My theory is that OR-Tools’ C++ native bindings are crashing the function executor process. The fact that it bypasses try/catch suggests a segfault or process-level crash rather than a Python exception.

Questions:

  1. Has anyone successfully used OR-Tools (or other packages with C++ native bindings) in published Python Functions called from Workshop?

  2. Is there a known limitation with native extensions in the Python function executor when called from Workshop?

  3. Is there a way to configure the function executor to isolate or restart between calls?

  4. Any alternative solver recommendations that work reliably in published Python Functions called from Workshop? The solver needs to handle:

    • Classic assignment problem (maximize total score, one-to-one matching)

    • Hard constraints (qualification gates, capacity caps)

    • Multi-objective optimization (quality vs. fairness/distribution balance)
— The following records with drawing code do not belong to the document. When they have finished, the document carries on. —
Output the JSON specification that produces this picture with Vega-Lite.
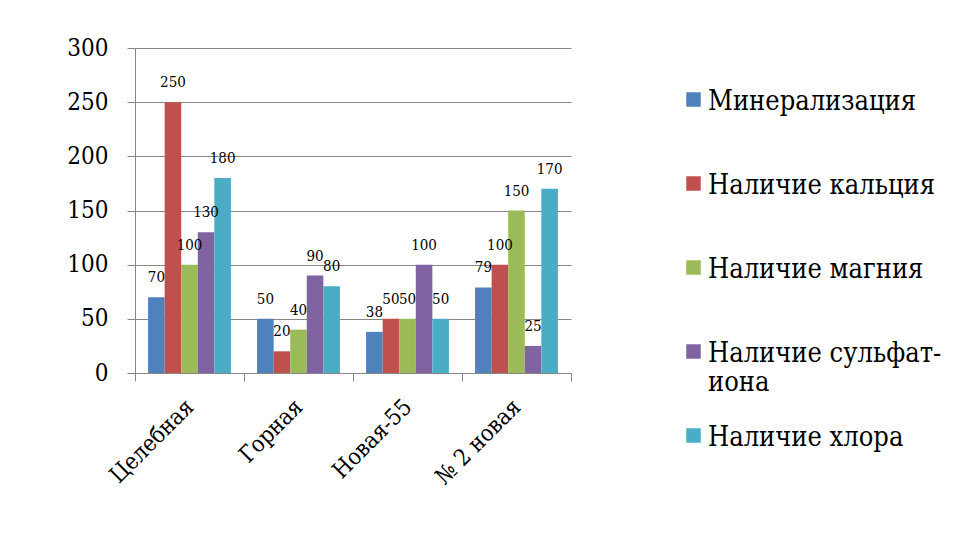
{
  "$schema": "https://vega.github.io/schema/vega-lite/v6.json",
  "width": 436,
  "height": 325,
  "autosize": {"type": "none"},
  "padding": {"left": 135, "top": 48, "right": 383, "bottom": 175},
  "background": "white",
  "config": {
    "view": {"stroke": null},
    "font": "DejaVu Serif Condensed"
  },
  "data": {
    "values": [
      {"site": "Целебная", "param": "Минерализация", "value": 70},
      {"site": "Целебная", "param": "Наличие кальция", "value": 250},
      {"site": "Целебная", "param": "Наличие магния", "value": 100},
      {"site": "Целебная", "param": "Наличие сульфат-иона", "value": 130},
      {"site": "Целебная", "param": "Наличие хлора", "value": 180},
      {"site": "Горная", "param": "Минерализация", "value": 50},
      {"site": "Горная", "param": "Наличие кальция", "value": 20},
      {"site": "Горная", "param": "Наличие магния", "value": 40},
      {"site": "Горная", "param": "Наличие сульфат-иона", "value": 90},
      {"site": "Горная", "param": "Наличие хлора", "value": 80},
      {"site": "Новая-55", "param": "Минерализация", "value": 38},
      {"site": "Новая-55", "param": "Наличие кальция", "value": 50},
      {"site": "Новая-55", "param": "Наличие магния", "value": 50},
      {"site": "Новая-55", "param": "Наличие сульфат-иона", "value": 100},
      {"site": "Новая-55", "param": "Наличие хлора", "value": 50},
      {"site": "№ 2 новая", "param": "Минерализация", "value": 79},
      {"site": "№ 2 новая", "param": "Наличие кальция", "value": 100},
      {"site": "№ 2 новая", "param": "Наличие магния", "value": 150},
      {"site": "№ 2 новая", "param": "Наличие сульфат-иона", "value": 25},
      {"site": "№ 2 новая", "param": "Наличие хлора", "value": 170}
    ]
  },
  "encoding": {
    "x": {
      "field": "site",
      "type": "nominal",
      "sort": ["Целебная", "Горная", "Новая-55", "№ 2 новая"],
      "scale": {"paddingInner": 0, "paddingOuter": 0},
      "axis": {
        "title": null,
        "tickBand": "extent",
        "tickSize": 8,
        "tickColor": "#878787",
        "domainColor": "#878787",
        "labelAngle": -45,
        "labelAlign": "right",
        "labelBaseline": "middle",
        "labelFont": "DejaVu Serif Condensed",
        "labelFontSize": 23,
        "labelColor": "#000000",
        "labelPadding": 22,
        "labelLimit": 300
      }
    },
    "xOffset": {
      "field": "param",
      "type": "nominal",
      "sort": ["Минерализация", "Наличие кальция", "Наличие магния", "Наличие сульфат-иона", "Наличие хлора"],
      "scale": {"paddingInner": 0, "paddingOuter": 0.79}
    },
    "y": {
      "field": "value",
      "type": "quantitative",
      "scale": {"domain": [0, 300], "nice": false},
      "axis": {
        "title": null,
        "values": [0, 50, 100, 150, 200, 250, 300],
        "grid": true,
        "gridColor": "#878787",
        "gridOpacity": 1,
        "tickSize": 8,
        "tickColor": "#878787",
        "domainColor": "#878787",
        "labelFont": "DejaVu Serif Condensed",
        "labelFontSize": 24,
        "labelColor": "#000000",
        "labelPadding": 19
      }
    }
  },
  "layer": [
    {
      "mark": {"type": "bar"},
      "encoding": {
        "color": {
          "field": "param",
          "type": "nominal",
          "sort": ["Минерализация", "Наличие кальция", "Наличие магния", "Наличие сульфат-иона", "Наличие хлора"],
          "scale": {"range": ["#4F81BD", "#C0504D", "#9BBB59", "#8064A2", "#4BACC6"]},
          "legend": {
            "title": null,
            "orient": "none",
            "legendX": 545,
            "legendY": 48,
            "gridAlign": "all",
            "rowPadding": 27,
            "symbolType": "M-1,-2.38H1V-0.38H-1Z",
            "symbolSize": 210,
            "symbolStrokeWidth": 0,
            "labelFont": "DejaVu Serif Condensed",
            "labelFontSize": 27,
            "labelColor": "#000000",
            "labelBaseline": "alphabetic",
            "labelOffset": 1,
            "labelLimit": 400,
            "labelExpr": "datum.label == 'Наличие сульфат-иона' ? ['Наличие сульфат-', 'иона'] : datum.label"
          }
        }
      }
    },
    {
      "mark": {
        "type": "text",
        "baseline": "alphabetic",
        "dy": -15,
        "font": "DejaVu Serif Condensed",
        "fontSize": 15,
        "color": "#000000"
      },
      "encoding": {
        "text": {"field": "value", "type": "quantitative"}
      }
    }
  ]
}
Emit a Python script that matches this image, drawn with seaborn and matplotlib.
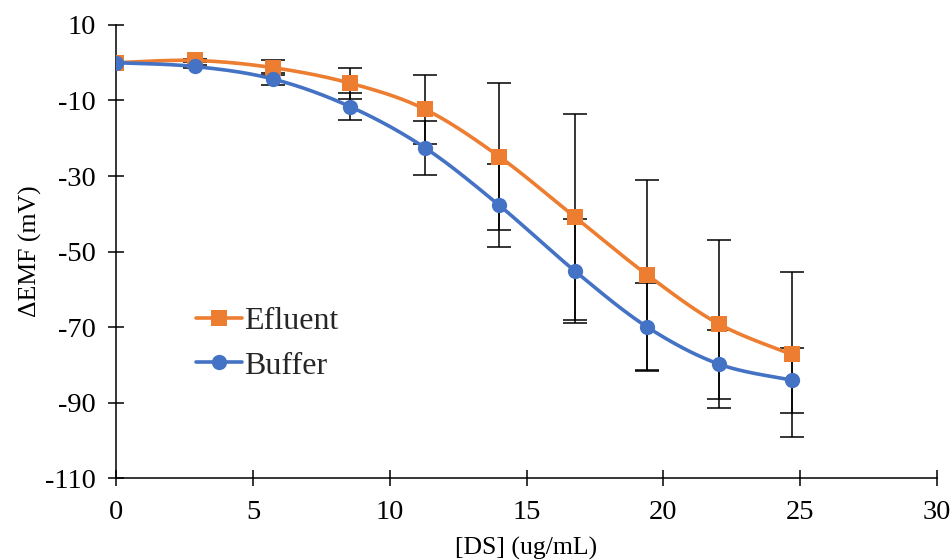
import numpy as np
import pandas as pd
import matplotlib
matplotlib.use("Agg")
import matplotlib.pyplot as plt
from matplotlib.lines import Line2D
import seaborn as sns

# ---- data ----
ds_conc = [0, 2.86, 5.72, 8.54, 11.28, 14.01, 16.76, 19.42, 22.04, 24.69]
efluent = [0.0, 0.6, -1.3, -5.4, -12.3, -24.9, -40.8, -56.2, -69.2, -77.2]
efluent_err = [0.0, 0.4, 2.0, 4.1, 9.1, 19.5, 27.2, 25.1, 22.2, 21.9]
buffer = [0.0, -1.0, -4.3, -11.6, -22.5, -37.8, -55.1, -70.0, -79.8, -84.0]
buffer_err = [0.0, 0.4, 1.6, 3.5, 7.1, 11.1, 13.8, 11.6, 9.1, 8.6]
series_names = ["Efluent", "Buffer"]
x_ticks = [0, 5, 10, 15, 20, 25, 30]
y_ticks = [-110, -90, -70, -50, -30, -10, 10]

ORANGE = "#ED7D31"
BLUE = "#4472C4"

sns.set_theme(style="white")
plt.rcParams["font.family"] = ["Liberation Serif", "DejaVu Serif"]


def smooth_curve(x, y, n=40):
    """Excel-like smoothed line through the data points (Catmull-Rom Bezier)."""
    pts = np.column_stack([x, y]).astype(float)
    out = []
    m = len(pts)
    for i in range(m - 1):
        p0 = pts[i - 1] if i > 0 else pts[i]
        p1 = pts[i]
        p2 = pts[i + 1]
        p3 = pts[i + 2] if i + 2 < m else pts[i + 1]
        c1 = p1 + (p2 - p0) / 6.0
        c2 = p2 - (p3 - p1) / 6.0
        t = np.linspace(0, 1, n, endpoint=(i == m - 2))[:, None]
        seg = ((1 - t) ** 3) * p1 + 3 * ((1 - t) ** 2) * t * c1 + 3 * (1 - t) * t ** 2 * c2 + t ** 3 * p2
        out.append(seg)
    out = np.vstack(out)
    return out[:, 0], out[:, 1]


fig = plt.figure(figsize=(9.51, 5.60), dpi=100)
ax = fig.add_axes([0.1223, 0.146, 0.8627, 0.8095])

series = [
    (series_names[0], efluent, efluent_err, ORANGE, "s", 11),
    (series_names[1], buffer, buffer_err, BLUE, "o", 11),
]

for k, (name, vals, err, col, mk, ms) in enumerate(series):
    ax.errorbar(ds_conc, vals, yerr=err, fmt="none", ecolor="black",
                elinewidth=1.1, capsize=8.5, capthick=1.1, zorder=2 + k * 0.1)

for k, (name, vals, err, col, mk, ms) in enumerate(series):
    sx, sy = smooth_curve(ds_conc, vals)
    sdf = pd.DataFrame({"x": sx, "y": sy})
    sns.lineplot(data=sdf, x="x", y="y", ax=ax, color=col, linewidth=2.6,
                 sort=False, estimator=None, zorder=3 + k)
    pdf = pd.DataFrame({"x": ds_conc, "y": vals})
    sns.scatterplot(data=pdf, x="x", y="y", ax=ax, color=col, marker=mk,
                    s=ms ** 2, linewidth=0, zorder=3.5 + k)

ax.set_xlim(0, 30)
ax.set_ylim(-110, 10)
ax.set_xticks(x_ticks)
ax.set_yticks(y_ticks)
ax.set_xticklabels([str(v) for v in x_ticks])
ax.set_yticklabels([str(v) for v in y_ticks])

for side in ["top", "right"]:
    ax.spines[side].set_visible(False)
for side in ["left", "bottom"]:
    ax.spines[side].set_color("black")
    ax.spines[side].set_linewidth(1.1)

ax.tick_params(axis="both", left=True, bottom=True, direction="inout",
               length=11, width=1.1, colors="black", labelsize=20.5)
ax.tick_params(axis="y", pad=9)
ax.tick_params(axis="x", pad=10)

ax.set_xlabel("[DS] (ug/mL)", fontsize=18.5, color="black", labelpad=9)
ax.set_ylabel("ΔEMF (mV)", fontsize=18.5, color="black", labelpad=2.5)

handles = [
    Line2D([0], [0], color=ORANGE, lw=2.6, marker="s", markersize=11, markeredgewidth=0),
    Line2D([0], [0], color=BLUE, lw=2.6, marker="o", markersize=11, markeredgewidth=0),
]
ax.legend(handles, series_names, loc="upper left", bbox_to_anchor=(0.097, 0.378),
          frameon=False, fontsize=23, handlelength=1.45, handletextpad=0.05,
          labelspacing=0.47, borderpad=0, borderaxespad=0)

fig.savefig("out.png", dpi=100)
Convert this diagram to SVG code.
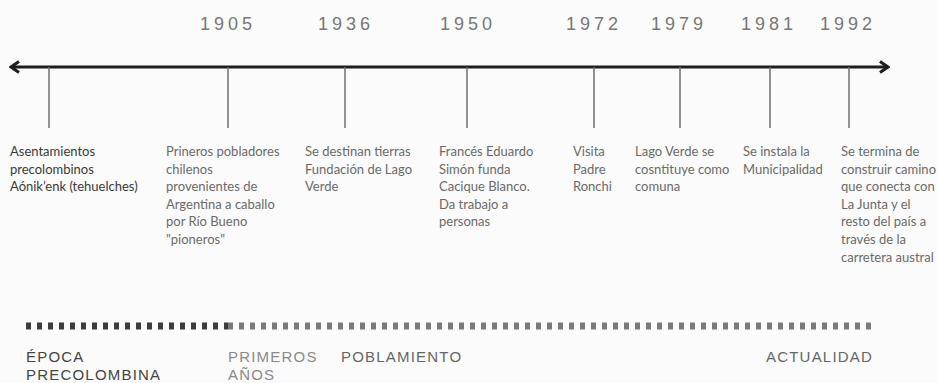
<svg xmlns="http://www.w3.org/2000/svg" width="938" height="383" viewBox="0 0 938 383">
  <style>
    .year { font-family: "Liberation Sans", Arial, sans-serif; font-size: 18px; letter-spacing: 4px; fill: #777777; }
    .tick { stroke: #6e6e6e; stroke-width: 1.5; }
    .desc { font-family: Lato, "Open Sans", sans-serif; font-size: 13px; fill: #6a6a6a; }
    .desc.dark { fill: #3a3a3a; }
    .era { font-family: "Liberation Sans", Arial, sans-serif; font-size: 15px; letter-spacing: 1.2px; }
  </style>
  <defs>
    <marker id="chev" viewBox="0 0 12 14" markerWidth="12" markerHeight="14" refX="10" refY="7" orient="auto-start-reverse" markerUnits="userSpaceOnUse">
      <path d="M2,1.5 L10,7 L2,12.5" fill="none" stroke="#1e1e1e" stroke-width="3"/>
    </marker>
  </defs>
  <rect width="938" height="383" fill="#fbfbfb"/>

  <g id="connectors">
    <line x1="11" y1="67" x2="888" y2="67" stroke="#1e1e1e" stroke-width="3" marker-start="url(#chev)" marker-end="url(#chev)"/>
  </g>

  <g id="n-precolombino">
    <line class="tick" x1="49" y1="67" x2="49" y2="128"/>
    <text class="desc dark" x="10" y="156">
      <tspan x="10">Asentamientos</tspan>
      <tspan x="10" dy="17.6">precolombinos</tspan>
      <tspan x="10" dy="17.6">Aónik’enk (tehuelches)</tspan>
    </text>
  </g>

  <g id="n-1905">
    <text class="year" x="200" y="30">1905</text>
    <line class="tick" x1="228" y1="67" x2="228" y2="128"/>
    <text class="desc" x="166" y="156">
      <tspan x="166">Prineros pobladores</tspan>
      <tspan x="166" dy="17.6">chilenos</tspan>
      <tspan x="166" dy="17.6">provenientes de</tspan>
      <tspan x="166" dy="17.6">Argentina a caballo</tspan>
      <tspan x="166" dy="17.6">por Río Bueno</tspan>
      <tspan x="166" dy="17.6">"pioneros"</tspan>
    </text>
  </g>

  <g id="n-1936">
    <text class="year" x="318" y="30">1936</text>
    <line class="tick" x1="345" y1="67" x2="345" y2="128"/>
    <text class="desc" x="305" y="156">
      <tspan x="305">Se destinan tierras</tspan>
      <tspan x="305" dy="17.6">Fundación de Lago</tspan>
      <tspan x="305" dy="17.6">Verde</tspan>
    </text>
  </g>

  <g id="n-1950">
    <text class="year" x="440" y="30">1950</text>
    <line class="tick" x1="467" y1="67" x2="467" y2="128"/>
    <text class="desc" x="439" y="156">
      <tspan x="439">Francés Eduardo</tspan>
      <tspan x="439" dy="17.6">Simón funda</tspan>
      <tspan x="439" dy="17.6">Cacique Blanco.</tspan>
      <tspan x="439" dy="17.6">Da trabajo a</tspan>
      <tspan x="439" dy="17.6">personas</tspan>
    </text>
  </g>

  <g id="n-1972">
    <text class="year" x="566" y="30">1972</text>
    <line class="tick" x1="594" y1="67" x2="594" y2="128"/>
    <text class="desc" x="573" y="156">
      <tspan x="573">Visita</tspan>
      <tspan x="573" dy="17.6">Padre</tspan>
      <tspan x="573" dy="17.6">Ronchi</tspan>
    </text>
  </g>

  <g id="n-1979">
    <text class="year" x="651" y="30">1979</text>
    <line class="tick" x1="680" y1="67" x2="680" y2="128"/>
    <text class="desc" x="635" y="156">
      <tspan x="635">Lago Verde se</tspan>
      <tspan x="635" dy="17.6">cosntituye como</tspan>
      <tspan x="635" dy="17.6">comuna</tspan>
    </text>
  </g>

  <g id="n-1981">
    <text class="year" x="741" y="30">1981</text>
    <line class="tick" x1="770" y1="67" x2="770" y2="128"/>
    <text class="desc" x="743" y="156">
      <tspan x="743">Se instala la</tspan>
      <tspan x="743" dy="17.6">Municipalidad</tspan>
    </text>
  </g>

  <g id="n-1992">
    <text class="year" x="820" y="30">1992</text>
    <line class="tick" x1="849" y1="67" x2="849" y2="128"/>
    <text class="desc" x="841" y="156">
      <tspan x="841">Se termina de</tspan>
      <tspan x="841" dy="17.6">construir camino</tspan>
      <tspan x="841" dy="17.6">que conecta con</tspan>
      <tspan x="841" dy="17.6">La Junta y el</tspan>
      <tspan x="841" dy="17.6">resto del país a</tspan>
      <tspan x="841" dy="17.6">través de la</tspan>
      <tspan x="841" dy="17.6">carretera austral</tspan>
    </text>
  </g>

  <g id="eras">
    <line x1="26" y1="326" x2="228" y2="326" stroke="#3c3c3c" stroke-width="7" stroke-dasharray="5 6"/>
    <line x1="228" y1="326" x2="877" y2="326" stroke="#7a7a7a" stroke-width="7" stroke-dasharray="5 6"/>
    <text class="era" fill="#444444" x="26" y="362">
      <tspan x="26">ÉPOCA</tspan>
      <tspan x="26" dy="18">PRECOLOMBINA</tspan>
    </text>
    <text class="era" fill="#8a8a8a" x="228" y="362" letter-spacing="0.8">
      <tspan x="228">PRIMEROS</tspan>
      <tspan x="228" dy="18">AÑOS</tspan>
    </text>
    <text class="era" fill="#666666" x="341" y="362">POBLAMIENTO</text>
    <text class="era" fill="#666666" x="766" y="362" letter-spacing="0.9">ACTUALIDAD</text>
  </g>
</svg>
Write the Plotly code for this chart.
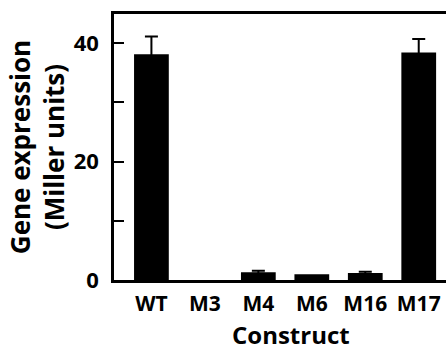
import plotly.graph_objects as go

constructs = ["WT", "M3", "M4", "M6", "M16", "M17"]
expression = [38.1, 0.0, 1.3, 0.95, 1.2, 38.4]
errors = [3.0, None, 0.25, None, 0.2, 2.3]
y_ticks = [0, 10, 20, 30, 40]
y_tick_labels = ["0", "", "20", "", "40"]

FONT = "Open Sans"

positions = list(range(len(constructs)))
err_idx = [i for i, e in enumerate(errors) if e]

fig = go.Figure()
fig.add_trace(go.Bar(
    x=positions,
    y=expression,
    width=0.65,
    marker=dict(color="black", line=dict(color="black", width=0)),
))
fig.add_trace(go.Scatter(
    x=[positions[i] for i in err_idx],
    y=[expression[i] for i in err_idx],
    mode="markers",
    marker=dict(size=0.1, color="black", opacity=0),
    error_y=dict(type="data", array=[errors[i] for i in err_idx], visible=True,
                 color="black", thickness=2, width=6.5),
    hoverinfo="skip",
))

fig.update_layout(
    width=446, height=354,
    margin=dict(l=114, r=0, t=14, b=74),
    plot_bgcolor="white", paper_bgcolor="white",
    showlegend=False,
    font=dict(family=FONT, color="black", weight="bold"),
)
fig.update_xaxes(
    range=[-0.70, 5.51],
    tickmode="array", tickvals=positions, ticktext=constructs,
    ticks="", showline=True, linecolor="black", linewidth=2.5, mirror=True,
    showgrid=False, zeroline=False,
    tickfont=dict(family=FONT, size=21, weight="bold"),
    ticklabelstandoff=3,
)
fig.update_yaxes(
    range=[0, 44.9],
    tickmode="array", tickvals=y_ticks, ticktext=y_tick_labels,
    ticks="inside", ticklen=10, tickwidth=1.5, tickcolor="black",
    showline=True, linecolor="black", linewidth=2.5, mirror=False,
    showgrid=False, zeroline=False,
    tickfont=dict(family=FONT, size=22, weight="bold"),
    ticklabelstandoff=8,
    title=dict(text="Gene expression<br>(Miller units)",
               font=dict(family=FONT, size=26, weight="bold"), standoff=2),
)
fig.add_annotation(
    text="Construct", xref="paper", yref="paper",
    x=0.533, y=-0.272, yanchor="bottom", xanchor="center", showarrow=False,
    borderpad=0,
    font=dict(family=FONT, size=24, weight="bold"),
)
fig.write_html(
    "out.html",
    config={"displayModeBar": False},
    post_script="document.body.style.margin='0';document.body.style.overflow='hidden';",
)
    • Scale to 500+ requirements x 1,000+ candidates

    • Extensible for additional constraint types in the future

Any guidance appreciated.

2

Update: Found a workaround

We got OR-Tools CP-SAT working reliably in published Python Functions by running the solver in a subprocess using Python’s multiprocessing module.

The approach:

  • Define the solver function at module level (required for pickling)
  • Import ortools inside the subprocess function, not at module level
  • Call it via multiprocessing.Pool(1).apply()
import multiprocessing

def _run_solver(args):
    # Import OR-Tools inside the subprocess
    from ortools.sat.python import cp_model
    
    model = cp_model.CpModel()
    # ... build model, add constraints, set objective ...
    
    solver = cp_model.CpSolver()
    solver.parameters.max_time_in_seconds = 30
    solver.parameters.num_workers = 4
    status = solver.Solve(model)
    
    # Return plain dicts (must be serializable)
    return {"assignments": [...], "status": "optimal"}

def run_solver(scores, eligible):
    solver_input = {"scores": scores, "eligible": eligible}
    with multiprocessing.Pool(1) as pool:
        result = pool.apply(_run_solver, (solver_input,))
    return result

Key details:

  • The subprocess isolates OR-Tools’ C++ runtime from the function executor process
  • If the native code crashes, it only kills the subprocess, not the executor
  • All data passed in/out must be JSON-serializable (no tuple dict keys – we convert to string keys)
  • CP-SAT multithreading (num_workers = 4) works fine inside the subprocess
  • Successfully handling 2,800+ candidates and 166+ requirements with this approach
  • Had to increase memory and CPU limits via the function Configuration tab

This went from consistently crashing to consistently working. The overhead of subprocess creation is negligible compared to the solver time.

Hope this helps anyone else trying to use packages with native C++ bindings in published Python Functions.